Mark Whittard, general manager Toshiba Information Systems Division, said there were some vendors causing conflict within the notebook channel. "There are some competitors criticised for their channel strategy. One minute they love the channel then they're taking business away from it," he said.

"Most competitors are confused about channel strategy. One vendor can go from selling direct to customers and undercutting the reseller. Then they sell the same product through retailers, only to take it away and push it through mass retail merchants."

Some resellers have complained to him about vendors stealing their clients, said Whittard. "I know of channel partners who have won the business then had the vendor take it away from them. A couple of big competitors have done that and still continue to do it."
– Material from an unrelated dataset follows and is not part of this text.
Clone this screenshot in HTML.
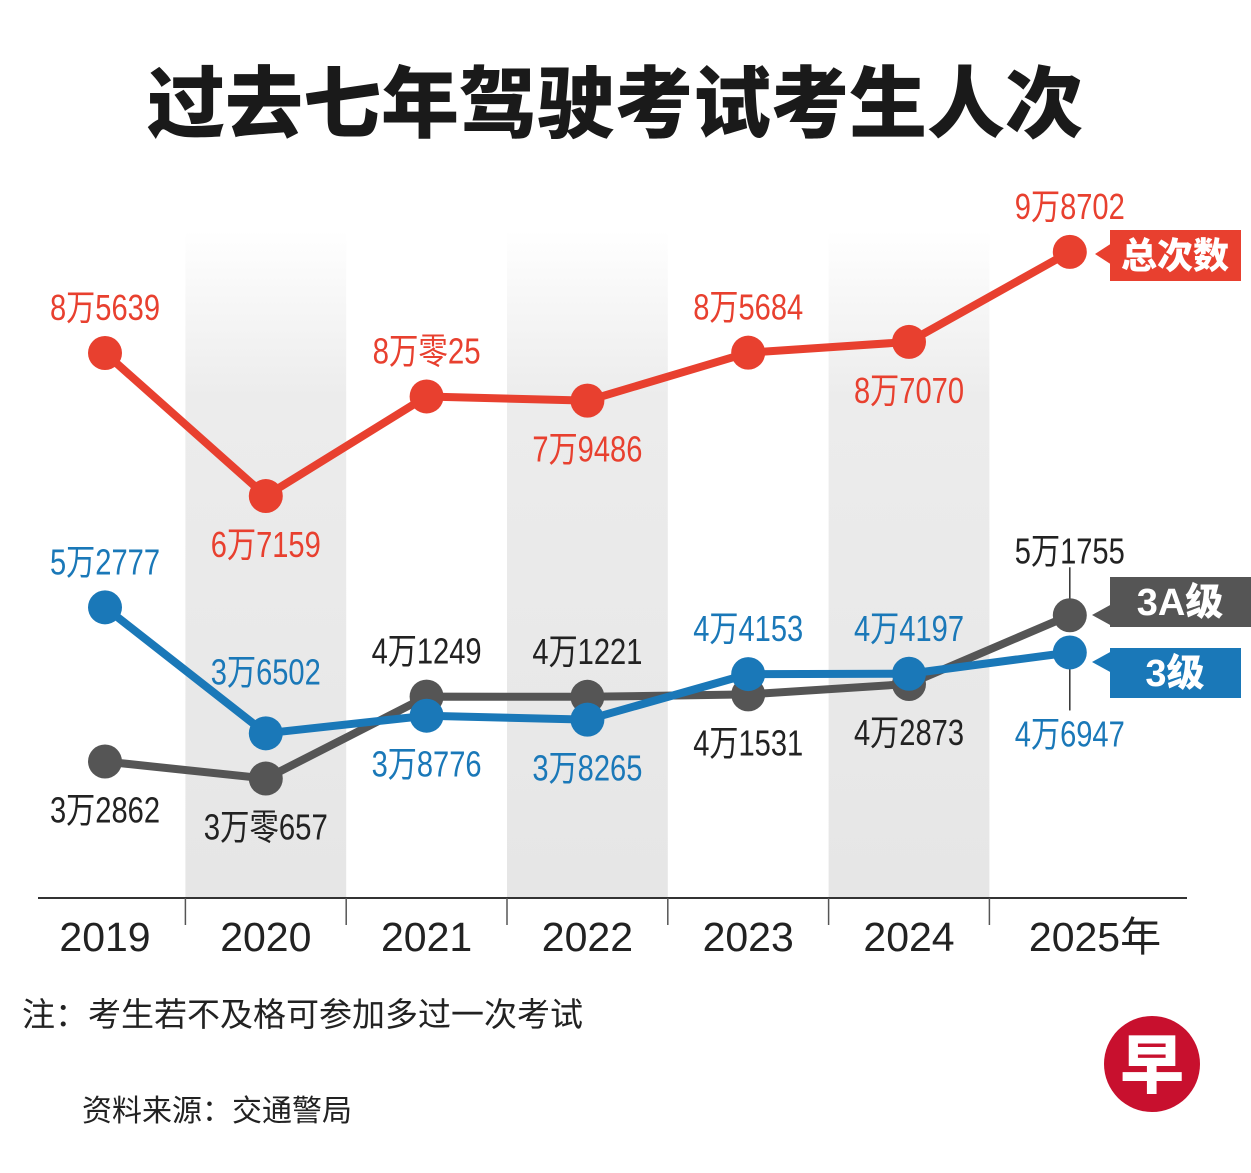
<!DOCTYPE html>
<html><head><meta charset="utf-8"><style>
body{margin:0;background:#fff;}
svg{display:block;font-family:"Liberation Sans","Noto Sans CJK SC",sans-serif;}
</style></head><body>
<svg id="chart" width="1251" height="1173" viewBox="0 0 1251 1173">
<defs>
<linearGradient id="band" x1="0" y1="0" x2="0" y2="1">
<stop offset="0" stop-color="#ececec" stop-opacity="0"/>
<stop offset="0.25" stop-color="#ececec" stop-opacity="1"/>
<stop offset="1" stop-color="#e6e6e6"/>
</linearGradient>
</defs>
<text x="615" y="131" text-anchor="middle" font-size="78" font-weight="900" fill="#1a1a1a" font-family="'Noto Sans CJK SC',sans-serif">过去七年驾驶考试考生人次</text>
<g id="bands"></g>
<line x1="38" y1="898" x2="1187" y2="898" stroke="#333" stroke-width="2"/>
<g id="ticks"></g>
<g id="lines"></g>
<g id="labels"></g>
<g>
<polygon points="1095,254 1112,243 1112,265" fill="#e8402f"/>
<rect x="1110" y="230" width="131" height="51" fill="#e8402f"/>
<text x="1175" y="268" text-anchor="middle" font-size="36" font-weight="900" fill="#fff" font-family="'Noto Sans CJK SC',sans-serif">总次数</text>
</g>
<g>
<polygon points="1092,615 1112,604 1112,626" fill="#555"/>
<rect x="1110" y="577" width="141" height="50" fill="#555"/>
<text x="1180" y="615" text-anchor="middle" font-size="38" font-weight="900" fill="#fff" font-family="'Liberation Sans','Noto Sans CJK SC',sans-serif">3A级</text>
</g>
<g>
<polygon points="1092,662 1112,651 1112,673" fill="#1a78b8"/>
<rect x="1110" y="648" width="131" height="50" fill="#1a78b8"/>
<text x="1175" y="686" text-anchor="middle" font-size="38" font-weight="900" fill="#fff" font-family="'Liberation Sans','Noto Sans CJK SC',sans-serif">3级</text>
</g>
<text x="22" y="1026" font-size="33" fill="#222">注：考生若不及格可参加多过一次考试</text>
<text x="82" y="1121" font-size="30" fill="#222">资料来源：交通警局</text>
<g>
<circle cx="1152" cy="1064" r="48" fill="#c8102e"/>
<text x="1152" y="1088" text-anchor="middle" font-size="64" font-weight="900" fill="#fff" font-family="'Noto Sans CJK SC',sans-serif">早</text>
</g>
</svg>
<script>
const years = ["2019","2020","2021","2022","2023","2024","2025年"];
const totalValues = [85639,67159,80025,79486,85684,87070,98702];
const class3aValues = [32862,30657,41249,41221,41531,42873,51755];
const class3Values = [52777,36502,38776,38265,44153,44197,46947];
const totalLabels = ["8万5639","6万7159","8万零25","7万9486","8万5684","8万7070","9万8702"];
const class3aLabels = ["3万2862","3万零657","4万1249","4万1221","4万1531","4万2873","5万1755"];
const class3Labels = ["5万2777","3万6502","3万8776","3万8265","4万4153","4万4197","4万6947"];
const totalPos = ["above","below","above","below","above","below","above"];
const class3aPos = ["below","below","above","above","below","below","above"];
const class3Pos = ["above","above","below","below","above","above","below"];

const NS="http://www.w3.org/2000/svg";
const xAt = i => 105 + i*160.8;
const yAt = v => 353 + (85639 - v)*0.00774;
function mk(tag, attrs, parent){const e=document.createElementNS(NS,tag);for(const k in attrs)e.setAttribute(k,attrs[k]);parent.appendChild(e);return e;}
const bands=document.getElementById('bands'), ticks=document.getElementById('ticks');
const lines=document.getElementById('lines'), labels=document.getElementById('labels');
years.forEach((y,i)=>{
  if(i%2===1){
    const b=mk('rect',{x:xAt(i)-80.4,y:230,width:160.8,height:668,fill:'url(#band)'},bands);
    
    
  }
  if(i>0){
    const t=mk('line',{x1:xAt(i)-80.4,x2:xAt(i)-80.4,y1:898,y2:925,stroke:'#555','stroke-width':1.5},ticks);
    
    
  }
  const lx = i===6 ? 1095 : xAt(i);
  const tl=mk('text',{x:lx,y:951,'text-anchor':'middle','font-size':41,fill:'#222'},ticks);
  tl.textContent=y;
  
  
});
function tlen(s){let n=0;for(const c of s){n+=/[0-9]/.test(c)?16:30;}return n;}
function series(vals, labs, pos, color, textColor, name, extra){
  const g=mk('g',{},lines);
  
  
  const pts=vals.map((v,i)=>xAt(i)+','+yAt(v)).join(' ');
  const pl=mk('polyline',{points:pts,fill:'none',stroke:color,'stroke-width':8,'stroke-linejoin':'round'},g);
  
  
  vals.forEach((v,i)=>{
    const c=mk('circle',{cx:xAt(i),cy:yAt(v),r:17,fill:color},g);
    
    
    const ly = (pos[i]==='above' ? yAt(v)-33 : yAt(v)+61) + (extra[i]||0);
    const t=mk('text',{x:xAt(i),y:ly,'text-anchor':'middle','font-size':36,fill:textColor,textLength:tlen(labs[i]),lengthAdjust:'spacingAndGlyphs'},labels);
    t.textContent=labs[i];
    
    
  });
}
const l1=mk('line',{x1:xAt(6),x2:xAt(6),y1:yAt(class3aValues[6])-48,y2:yAt(class3aValues[6]),stroke:'#333','stroke-width':1.5},lines);


const l2=mk('line',{x1:xAt(6),x2:xAt(6),y1:yAt(class3Values[6]),y2:yAt(class3Values[6])+58,stroke:'#333','stroke-width':1.5},lines);


series(class3aValues,class3aLabels,class3aPos,'#555555','#222','class-3a',{6:-19});
series(class3Values,class3Labels,class3Pos,'#1a78b8','#1a78b8','class-3',{1:-16,6:33});
series(totalValues,totalLabels,totalPos,'#e8402f','#e8402f','total',{});
</script>
</body></html>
Whittard said vendors are just part of the problem for resellers. They also need to look at broadening their portfolio to incorporate services and accessories with laptop sales.

"Resellers need to understand what their customer segment is. They also need to look at strategies, which strengthens the market," he said.

Whittard said it was a struggle for box movers to change the way they are doing business. Resellers could no longer survive by only selling hardware platforms. "They need to get the mix and balance right to include a range of products, services and different priced notebook models."

Michael Sager, research manager hardware IDC, said resellers needed to stop complaining and diversify their business in order to survive. "I feel sorry for them but I wonder what took them so long to figure out what was going on. Resellers should have seen the changes to the notebook market coming when prices in LCD screens dropped and the exchange rate shifted," he said.

"Complaining resellers need to look at why they are still in the business. They need to diversify because they aren't going to get back those $100 to $200 margins from two years ago."

Sager said businesses needed to rethink their strategy and put some plans into place.

It really makes make sick that the entire computer business as not sunken down to "BOX MOVING". Like we got people like Asus, Acer and few others that will give kick back to people doing certain volumes.

However the other killer is this. You have company's like Acer that will allow the Small Computer Stores a series of models. And then Acer will go up to one of the retail giants and sell a custom build that might be slight slow that what the computer stores are getting.
And then the computer stores need to compete with that. The computer store can only get a Centrino 1.6 Model. Where as retial giant is the getting the same computer, how ever with a Centrino 1.5 as a sub AU$1000 price tag.

And then we have DELL that is just flooding the market for the past 3 years. And still Dell vows more price cuts to regain momentum
 
I work at a retail electronics store and it's true about the margin thing. We actually make more money on things like usb cables than on many laptops and desktops. There's no money to be made on the computer itself, but rather in the accessories that are sold with it (cables, ink, bags, software packages, warranties, etc.).
 
The other way is that you suck up to one of the local notebook manufactures by selling a lot of volume.
And then you the vender either give you a kick back or special pricing.

However I have seen that there is serveral shorts that are putting that kick back into the sums of things just so they and under cut the oposition.